6) Performance highlights.
- D’Pharaoh Woon-A-Tai gives the movie its quiet pulse—his face a barometer for fear managed and decisions made.
- Will Poulter leans into protective ferocity without losing the character’s humanity.
- Cosmo Jarvis is the internal accountant, projecting the stress of calculation more than the heat of the moment.
- Around them, Kit Connor, Finn Bennett, Taylor John Smith, Michael Gandolfini, and others fill out a unit that looks and moves like a cohesive organism rather than a star vehicle.
7) Direction & authorship: Mendoza’s eye, Garland’s build.
Garland has long been fascinated by systems under stress and men with guns in uncertain terrain (Ex Machina’s psychological chess, Annihilation’s shimmer patrol, Civil War’s embedded photographers). Here, he steps back to co-author with Mendoza, whose first-hand experience shapes every tactical beat. The movie’s discipline—camera placement, duration of shots, how long we’re forced to sit in exposure—is very much Mendoza’s grammar, with Garland’s structural rigor knitting it together. The A24 logline underscores that it’s “told in real time and based on the memory of the people who lived it.” That phrase is key: this is a memory movie as much as a mission movie.
8) The politics of depiction (without polemic).
Warfare is strikingly apolitical in rhetoric and yet political in effect. By refusing to argue grand strategy and focusing instead on street-level burdens, the film foregrounds the human cost of tactical success. You won’t find speeches about why we’re there; you’ll find moments of contact—a door cracked open to reveal a family, a child’s cry in the wrong hallway, a radio request that drags one moral choice into another. It’s a film about soldiers carrying time, one second at a time.
9) Craft snapshot: editing, color, and score.
- Editing: clipped but legible; favors continuity of action over flashy montage.
- Color: a dust-muted palette—sun-baked neutrals, frayed interiors, night-vision washes—keeps glamour at bay.
- Score: often subtracted rather than added, yielding long stretches where diegetic sound (boots, breath, mics, distant engines) becomes the score.
Together, these choices keep Warfare in a narrow band of realism—tension comes from where bodies are and what they can or can’t do in the next beat.
10) Reception snapshot.
The film was warmly received by critics (Apple and Rotten Tomatoes pages highlight strong reviews), with write-ups noting its immersive method and formal boldness; several outlets tracked its steady box-office climb for an adult drama in a crowded spring corridor.
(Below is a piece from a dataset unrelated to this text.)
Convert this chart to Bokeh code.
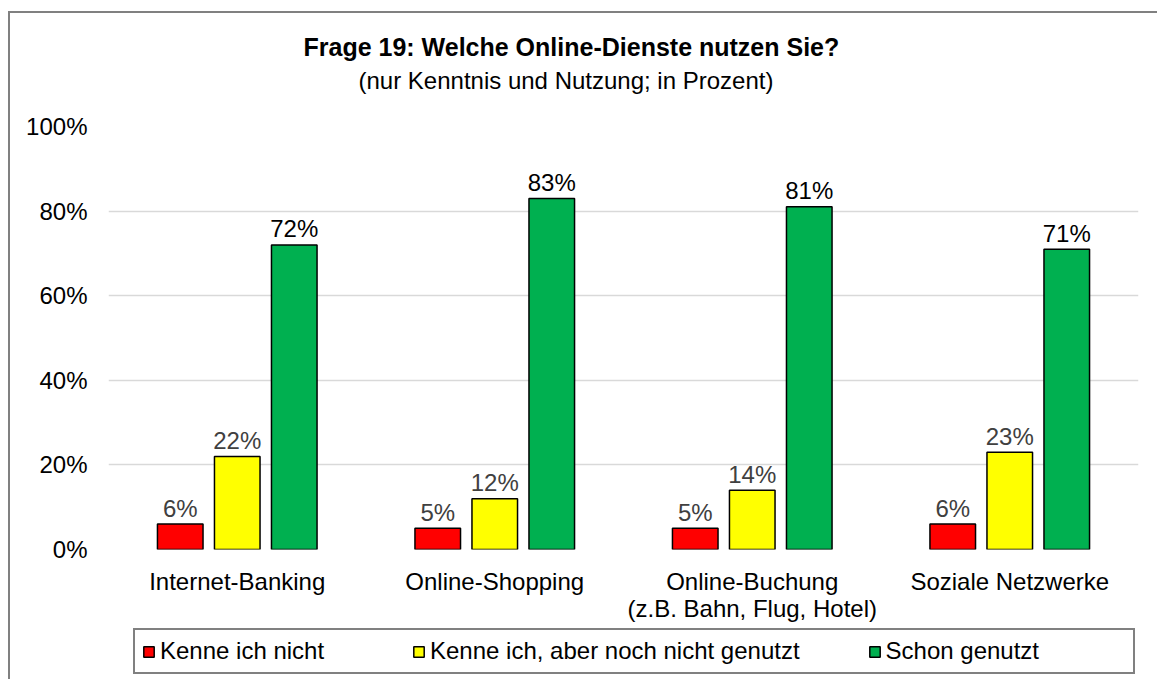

Why Warfare works (and sticks).
- Form equals content. The real-time device isn’t a gimmick—it’s the philosophical core. The movie argues that in war, morality is measured in seconds, not manifestos.
- Procedural intensity without macho mythmaking. The film respects craft (TTPs, comms, movement) without turning it into fetish. The SEALs are extraordinarily capable—and still, physics and probability bite back.
- Memory as battlefield. By framing events as something remembered, Warfare hints at the unreliable replay veterans carry, where guilt, pride, dread, and relief stack without ever fully canceling out.
Final verdict.
Warfare is the rare modern war film that feels small in footprint and large in consequence. It’s not here to decorate history; it’s here to trap you in the terrible arithmetic of a mission measured in breaths and heartbeats. If you crave war cinema that respects your intelligence—and your pulse—this belongs on your shortlist for the year.